What does this mean? It means that in 2020, the game plan has got to be that you look for fairly priced companies that have near-term realistic earnings. Now that doesn’t mean you should sell your holdings in these stocks. And in some cases, certainly if I were holding Teladoc or a company like let’s say Tesla even, I’d probably add more to that position for different reasons. But basically, Teladoc for example, has a reasonable price-to-sales ratio of 7.4. That’s lower than 10, which is considered the upper bound of reasonability, and a PEG ratio of 0.7. That means that Teladoc alone out of that group has actually got reasonably rapidly growing revenues. And that’s the one I’d buy. The other’s not so much. I think I’d wait to see what happens.
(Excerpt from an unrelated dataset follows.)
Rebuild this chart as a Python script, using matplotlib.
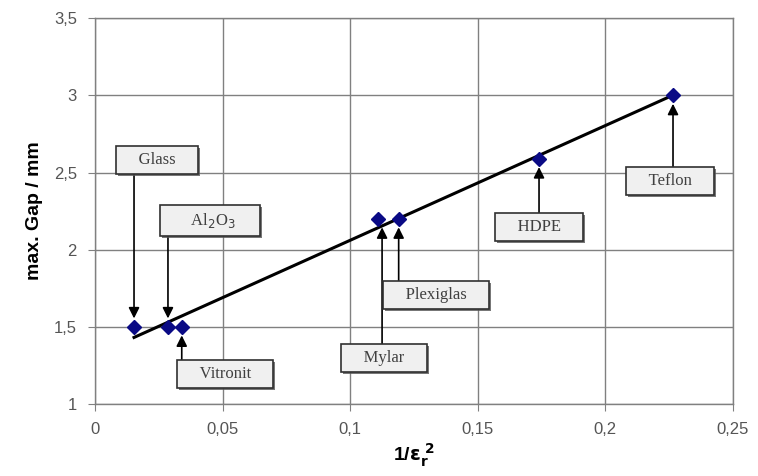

But here’s a chart that shows the relationship between two ETFs:
One is the Pacer U.S. Cash Cows ETF and the other one is RPV, which is a value-based ETF, which both companies hold companies that generate lots of near-term visible earnings and are less affected by interest rates and also are underpriced relative to their earnings growth. Basically those stocks in that category have beat the Cathie Wood’s model by 70% over the last year, 70%. If you had bought those ETFs or companies in those ETFs a year ago, you would’ve earned 70% more than if you had stuck with your faith and love approach and held on to ARKK.
Now, I’m not saying that you should have sold ARKK but maybe taking a little bit off the table and reallocating, it might have been a good idea. Which is what I’ve been doing at The Bauman Letter all year. Basically, after February and May, we decided to move into companies producing visible short-term earnings and at reasonable valuations and those are the ones that have done best for us this year. Now, all this means is that going forward this year, you’ve got to pay attention to what’s likely to happen. Goldman Sachs went from saying three interest rate hikes this year and Fed selling of reverse quantitative tightening, basically starting in the fourth quarter to four interest rate hikes and the potential for selling off of the Fed’s assets starting in the second quarter. And that means that that is a much, much more rapidly rising interest rate environment than a lot of people had expected. That’s why these stocks are getting killed.
The bottom line is you’ve got to wait until that works its way out before you make decisions as to what to buy or double down on. It can’t just be about faith in the future right now. You’ve got to pay attention to the fundamentals and that’s my message for you this week.